Since I arrived in England, my phone has been on the blitz. Things came to a head last week when my Mum texted me to ask if I could Skype. Homesick, and newly depressed about my lack of internet, I sent her a long, detailed message about how crap everything was. AND THEN IT DIDN’T SEND.

It’s funny, when you’re on edge, what little things set you off. Six days of internet cold turkey, and the fact that that simple text wouldn’t go through sent me over the edge. The iPhone was thrown. There was shouting. There were tears. In the midst of my hysterics, as I listed every little thing that was wrong with my life, including my uncomfortable pillow, the fact that I didn’t know what to have for lunch, and that my hair will never do what I want it to, I added, “AND I’ve been here a month and no one’s fallen in love with me!”

After the drama had passed, a list of priorities was made. Number one on the list was getting my phone sorted. Love, I thought, could wait at least one more day. So imagine my surprise one man offered both services later that very day.

Yes, I was cracked on to by the phone repair man.

Ring a ding ding!

A novel idea

I’ve always identified with the main girl in the chick lit novel – but I guess that’s the point, isn’t it? She’s always a little bit insecure, unlucky in love, unconvinced about her appearance and prone to emotional chocolate binges. An every-woman, I guess.

She’s also usually a writer – most often, she works for a chic women’s magazine, but very occasionally, she’s a journalist. Just like me!

When I decided to move to London, the chick lit coincidences seemed clearer than ever, and this blog was born. It’s a bit of a scary concept – who knows what the next year of my life will bring? And, will any of it be interesting enough to share with the world?

But the first day totally went to plan. Wearing a floaty dress and stylish sunnies I strolled down gorgeous, flowering London streets, finding a cute little pub across from a park and setting myself up with a salad, a gin and tonic, a great view and my iPad. Searching for jobs and feeling fabulous, I drew the attention of the barman. A charming, friendly guy who offered advice on where to live, filled me in on his travel adventures and engaged in some mild flirting. Perfect! Perhaps not the one I’ll end up with at the end of the book, but definitely a great supporting player – and one with the potential to give me free drinks!

So far, so good. I was just starting to think this really could be a chick lit life, when a headline this morning took my breath away. Flicking through a magazine, I stumbled across the article, ‘Has the Gap-Year Killer Struck Again?’

Crap… I hope I’m in the right novel.


I’m not the world’s most adventurous person. I don’t have a tattoo and I’d never jump out of a plane. Let’s face it – I haven’t even tried tuna (it smells bad, OK?).

So when I decided I was going to quit my awesome, stable job and move to London for a year, people were surprised. Perhaps me most of all.

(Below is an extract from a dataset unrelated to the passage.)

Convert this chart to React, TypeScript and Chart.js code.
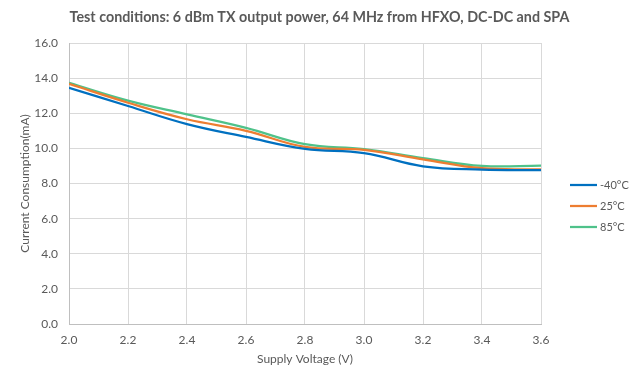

But the fact was, I needed a change. Last year sucked. I had my heart broken and found myself morphing into some sort of sad couch potato, watching hours upon hours of Gossip Girl and eating sliced cheese for dinner. I was so busy feeling sorry for myself it took me months to realise I’d been handed an opportunity. No one to tie me down, no one to tell me what to do. No one to consult if I wanted to pack up my pink shoes and have my very own adventure.

So now I’m taking charge. I’ve got a ticket booked and my passport ready. It’s the stupidest, craziest thing in the world but I’m going to do it. Even if it’s awful. Even if I end up starving, lonely and crying myself to sleep in sub-zero British temperatures.

It’s like the start of every good chick lit book I’ve read. Heartbroken girl off on a scary and exciting new adventure. Will I meet a host of zany characters? Probably. Will I embarrass myself in dozens of awkward ways? Absolutely. Will I meet the man of my dreams??

You never know… I might even try tuna.